#### [Provided entries]
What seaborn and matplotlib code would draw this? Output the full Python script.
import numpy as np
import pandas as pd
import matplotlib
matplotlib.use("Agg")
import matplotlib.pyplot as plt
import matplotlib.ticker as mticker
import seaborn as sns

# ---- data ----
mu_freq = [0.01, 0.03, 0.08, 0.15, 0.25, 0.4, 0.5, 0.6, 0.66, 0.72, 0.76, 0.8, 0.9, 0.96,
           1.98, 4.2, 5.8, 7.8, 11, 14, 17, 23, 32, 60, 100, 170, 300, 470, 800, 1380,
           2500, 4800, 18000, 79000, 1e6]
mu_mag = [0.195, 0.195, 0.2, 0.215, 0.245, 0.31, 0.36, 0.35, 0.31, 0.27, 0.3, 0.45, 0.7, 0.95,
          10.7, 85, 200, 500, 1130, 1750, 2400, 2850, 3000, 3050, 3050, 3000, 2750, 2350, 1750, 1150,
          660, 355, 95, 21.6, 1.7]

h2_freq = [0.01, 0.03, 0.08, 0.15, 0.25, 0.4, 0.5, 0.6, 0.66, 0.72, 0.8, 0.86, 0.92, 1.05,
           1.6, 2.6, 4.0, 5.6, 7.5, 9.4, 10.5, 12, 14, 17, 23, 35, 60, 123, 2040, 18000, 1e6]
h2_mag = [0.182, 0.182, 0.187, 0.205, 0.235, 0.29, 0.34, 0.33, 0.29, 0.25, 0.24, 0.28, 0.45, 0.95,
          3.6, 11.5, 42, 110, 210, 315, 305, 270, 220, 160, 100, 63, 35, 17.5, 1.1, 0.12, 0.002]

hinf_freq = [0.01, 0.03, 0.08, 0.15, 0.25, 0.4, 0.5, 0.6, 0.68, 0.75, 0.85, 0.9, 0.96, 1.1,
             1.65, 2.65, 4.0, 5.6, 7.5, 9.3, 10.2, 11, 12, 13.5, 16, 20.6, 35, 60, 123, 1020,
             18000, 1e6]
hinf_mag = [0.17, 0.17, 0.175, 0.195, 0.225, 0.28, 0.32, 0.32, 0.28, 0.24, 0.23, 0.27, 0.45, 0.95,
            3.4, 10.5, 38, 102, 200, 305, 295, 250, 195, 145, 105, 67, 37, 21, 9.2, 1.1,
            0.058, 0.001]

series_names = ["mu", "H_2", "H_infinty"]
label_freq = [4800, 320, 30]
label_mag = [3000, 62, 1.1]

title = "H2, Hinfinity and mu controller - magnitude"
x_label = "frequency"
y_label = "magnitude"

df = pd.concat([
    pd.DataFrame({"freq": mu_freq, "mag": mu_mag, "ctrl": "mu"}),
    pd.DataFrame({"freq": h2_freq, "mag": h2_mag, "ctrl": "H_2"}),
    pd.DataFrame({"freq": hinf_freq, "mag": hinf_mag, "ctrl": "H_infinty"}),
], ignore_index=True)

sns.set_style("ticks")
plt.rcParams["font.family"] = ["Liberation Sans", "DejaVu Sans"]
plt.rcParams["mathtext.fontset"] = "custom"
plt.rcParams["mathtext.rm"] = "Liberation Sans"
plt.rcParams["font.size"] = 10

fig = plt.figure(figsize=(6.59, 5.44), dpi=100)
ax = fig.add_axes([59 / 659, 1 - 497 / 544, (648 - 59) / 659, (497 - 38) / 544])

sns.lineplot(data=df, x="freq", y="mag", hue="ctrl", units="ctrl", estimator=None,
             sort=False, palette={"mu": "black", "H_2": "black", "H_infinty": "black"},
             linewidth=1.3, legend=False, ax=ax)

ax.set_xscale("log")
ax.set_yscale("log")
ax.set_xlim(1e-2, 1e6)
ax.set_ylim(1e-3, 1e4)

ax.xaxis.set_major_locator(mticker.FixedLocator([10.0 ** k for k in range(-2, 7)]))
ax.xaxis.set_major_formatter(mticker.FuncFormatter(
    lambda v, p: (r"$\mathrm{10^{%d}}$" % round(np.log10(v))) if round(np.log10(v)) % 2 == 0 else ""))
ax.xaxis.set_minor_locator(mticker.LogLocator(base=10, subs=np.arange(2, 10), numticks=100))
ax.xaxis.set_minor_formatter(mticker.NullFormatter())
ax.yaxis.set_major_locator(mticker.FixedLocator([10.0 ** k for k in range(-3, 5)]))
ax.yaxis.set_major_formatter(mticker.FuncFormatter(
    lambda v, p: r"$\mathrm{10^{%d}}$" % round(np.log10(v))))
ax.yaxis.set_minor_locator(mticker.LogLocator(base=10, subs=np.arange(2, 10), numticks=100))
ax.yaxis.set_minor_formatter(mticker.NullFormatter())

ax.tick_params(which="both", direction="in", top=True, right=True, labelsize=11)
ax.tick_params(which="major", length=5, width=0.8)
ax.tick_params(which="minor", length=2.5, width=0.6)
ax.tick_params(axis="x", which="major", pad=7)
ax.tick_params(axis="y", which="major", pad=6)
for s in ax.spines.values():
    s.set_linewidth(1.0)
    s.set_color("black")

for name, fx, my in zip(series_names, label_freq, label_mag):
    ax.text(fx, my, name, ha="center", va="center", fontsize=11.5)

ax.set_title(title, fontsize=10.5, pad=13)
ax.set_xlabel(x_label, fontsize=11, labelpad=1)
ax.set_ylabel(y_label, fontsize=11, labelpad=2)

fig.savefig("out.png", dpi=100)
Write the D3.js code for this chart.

--

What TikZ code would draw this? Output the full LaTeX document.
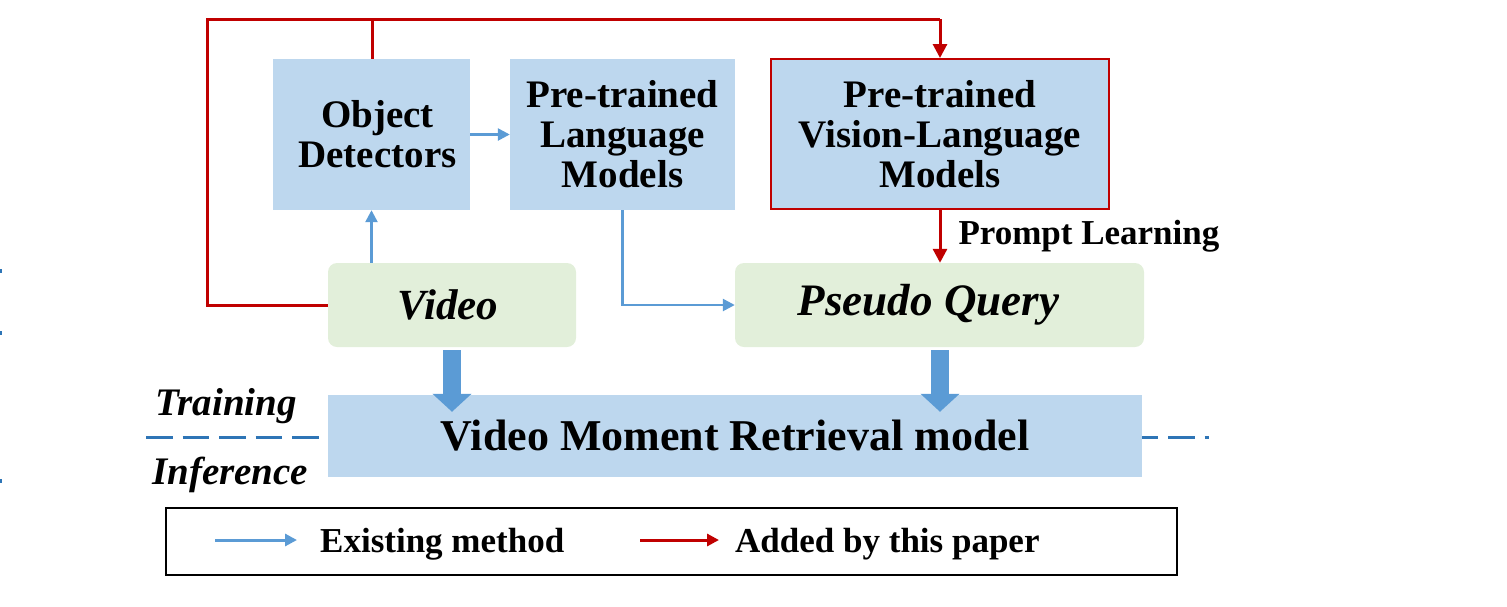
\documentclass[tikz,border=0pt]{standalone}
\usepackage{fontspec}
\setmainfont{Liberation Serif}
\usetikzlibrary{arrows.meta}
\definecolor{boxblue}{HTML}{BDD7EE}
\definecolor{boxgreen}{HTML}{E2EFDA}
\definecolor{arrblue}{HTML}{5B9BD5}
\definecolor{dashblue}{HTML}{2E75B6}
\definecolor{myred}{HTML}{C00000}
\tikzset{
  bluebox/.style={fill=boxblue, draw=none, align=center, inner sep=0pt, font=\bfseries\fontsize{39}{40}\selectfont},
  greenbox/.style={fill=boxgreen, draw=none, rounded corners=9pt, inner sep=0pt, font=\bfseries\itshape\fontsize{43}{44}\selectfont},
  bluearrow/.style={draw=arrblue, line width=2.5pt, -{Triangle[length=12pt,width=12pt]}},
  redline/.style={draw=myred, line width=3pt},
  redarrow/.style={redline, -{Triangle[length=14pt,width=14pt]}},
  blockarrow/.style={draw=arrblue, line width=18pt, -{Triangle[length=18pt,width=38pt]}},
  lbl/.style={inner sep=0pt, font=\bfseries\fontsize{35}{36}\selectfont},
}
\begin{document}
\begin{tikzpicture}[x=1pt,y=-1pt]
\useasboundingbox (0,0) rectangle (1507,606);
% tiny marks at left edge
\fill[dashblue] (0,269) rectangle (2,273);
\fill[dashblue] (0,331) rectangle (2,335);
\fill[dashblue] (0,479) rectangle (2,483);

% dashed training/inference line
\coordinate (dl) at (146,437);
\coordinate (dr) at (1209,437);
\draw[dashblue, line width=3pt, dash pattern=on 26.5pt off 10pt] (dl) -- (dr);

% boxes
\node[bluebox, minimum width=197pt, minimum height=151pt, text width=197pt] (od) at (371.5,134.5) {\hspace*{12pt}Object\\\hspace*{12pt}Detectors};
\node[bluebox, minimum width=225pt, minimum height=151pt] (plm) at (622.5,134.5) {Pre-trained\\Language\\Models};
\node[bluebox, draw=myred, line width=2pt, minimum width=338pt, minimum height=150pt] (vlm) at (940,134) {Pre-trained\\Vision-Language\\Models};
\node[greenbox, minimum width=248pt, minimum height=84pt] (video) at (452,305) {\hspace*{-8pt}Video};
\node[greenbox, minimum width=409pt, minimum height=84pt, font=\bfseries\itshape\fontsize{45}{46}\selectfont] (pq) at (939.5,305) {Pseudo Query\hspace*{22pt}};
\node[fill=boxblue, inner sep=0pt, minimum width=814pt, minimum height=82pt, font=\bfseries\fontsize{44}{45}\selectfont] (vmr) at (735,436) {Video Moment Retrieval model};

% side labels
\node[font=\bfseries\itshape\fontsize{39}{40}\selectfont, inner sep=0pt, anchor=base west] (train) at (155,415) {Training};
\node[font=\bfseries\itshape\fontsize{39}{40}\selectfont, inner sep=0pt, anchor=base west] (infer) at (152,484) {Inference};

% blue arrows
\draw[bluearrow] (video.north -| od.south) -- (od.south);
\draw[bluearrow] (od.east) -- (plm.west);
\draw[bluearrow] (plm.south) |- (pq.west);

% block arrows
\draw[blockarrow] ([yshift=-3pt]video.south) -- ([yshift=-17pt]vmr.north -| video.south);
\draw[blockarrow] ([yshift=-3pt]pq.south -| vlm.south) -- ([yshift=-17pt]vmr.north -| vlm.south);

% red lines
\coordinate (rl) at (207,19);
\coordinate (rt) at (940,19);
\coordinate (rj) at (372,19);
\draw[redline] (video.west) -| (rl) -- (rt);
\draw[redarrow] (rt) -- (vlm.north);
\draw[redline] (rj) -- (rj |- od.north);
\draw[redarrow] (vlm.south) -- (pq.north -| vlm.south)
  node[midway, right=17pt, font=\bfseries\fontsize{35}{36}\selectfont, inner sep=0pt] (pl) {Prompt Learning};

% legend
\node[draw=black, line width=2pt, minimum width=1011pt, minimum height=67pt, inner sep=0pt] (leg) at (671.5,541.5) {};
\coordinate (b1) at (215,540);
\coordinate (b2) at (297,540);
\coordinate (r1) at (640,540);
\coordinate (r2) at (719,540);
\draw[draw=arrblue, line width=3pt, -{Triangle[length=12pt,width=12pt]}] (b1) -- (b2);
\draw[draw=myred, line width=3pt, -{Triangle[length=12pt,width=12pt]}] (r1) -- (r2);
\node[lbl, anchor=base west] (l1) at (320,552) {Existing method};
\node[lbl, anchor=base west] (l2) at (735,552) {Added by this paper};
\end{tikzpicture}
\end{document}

* * *

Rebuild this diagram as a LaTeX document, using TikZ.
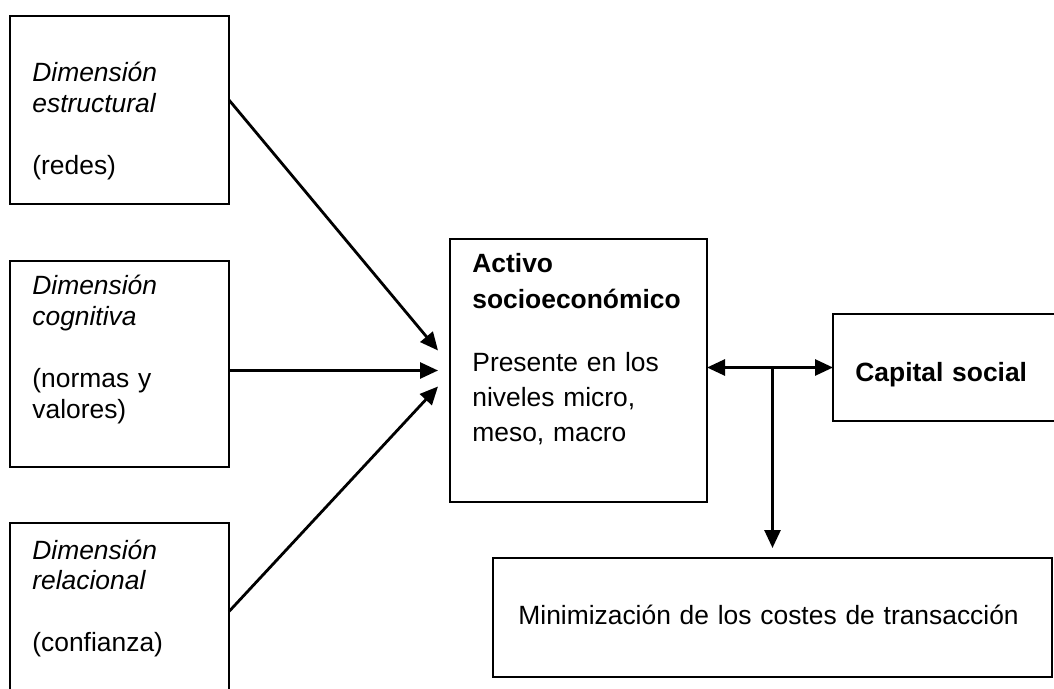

#### [What the exercise asks]
Copy out exactly the lines from the one with "What seaborn and" through the one with "label_mag = [3000, 62, 1.1]", counting both ends, and no other lines.

#### [Full answer]
What seaborn and matplotlib code would draw this? Output the full Python script.
import numpy as np
import pandas as pd
import matplotlib
matplotlib.use("Agg")
import matplotlib.pyplot as plt
import matplotlib.ticker as mticker
import seaborn as sns

# ---- data ----
mu_freq = [0.01, 0.03, 0.08, 0.15, 0.25, 0.4, 0.5, 0.6, 0.66, 0.72, 0.76, 0.8, 0.9, 0.96,
           1.98, 4.2, 5.8, 7.8, 11, 14, 17, 23, 32, 60, 100, 170, 300, 470, 800, 1380,
           2500, 4800, 18000, 79000, 1e6]
mu_mag = [0.195, 0.195, 0.2, 0.215, 0.245, 0.31, 0.36, 0.35, 0.31, 0.27, 0.3, 0.45, 0.7, 0.95,
          10.7, 85, 200, 500, 1130, 1750, 2400, 2850, 3000, 3050, 3050, 3000, 2750, 2350, 1750, 1150,
          660, 355, 95, 21.6, 1.7]

h2_freq = [0.01, 0.03, 0.08, 0.15, 0.25, 0.4, 0.5, 0.6, 0.66, 0.72, 0.8, 0.86, 0.92, 1.05,
           1.6, 2.6, 4.0, 5.6, 7.5, 9.4, 10.5, 12, 14, 17, 23, 35, 60, 123, 2040, 18000, 1e6]
h2_mag = [0.182, 0.182, 0.187, 0.205, 0.235, 0.29, 0.34, 0.33, 0.29, 0.25, 0.24, 0.28, 0.45, 0.95,
          3.6, 11.5, 42, 110, 210, 315, 305, 270, 220, 160, 100, 63, 35, 17.5, 1.1, 0.12, 0.002]

hinf_freq = [0.01, 0.03, 0.08, 0.15, 0.25, 0.4, 0.5, 0.6, 0.68, 0.75, 0.85, 0.9, 0.96, 1.1,
             1.65, 2.65, 4.0, 5.6, 7.5, 9.3, 10.2, 11, 12, 13.5, 16, 20.6, 35, 60, 123, 1020,
             18000, 1e6]
hinf_mag = [0.17, 0.17, 0.175, 0.195, 0.225, 0.28, 0.32, 0.32, 0.28, 0.24, 0.23, 0.27, 0.45, 0.95,
            3.4, 10.5, 38, 102, 200, 305, 295, 250, 195, 145, 105, 67, 37, 21, 9.2, 1.1,
            0.058, 0.001]

series_names = ["mu", "H_2", "H_infinty"]
label_freq = [4800, 320, 30]
label_mag = [3000, 62, 1.1]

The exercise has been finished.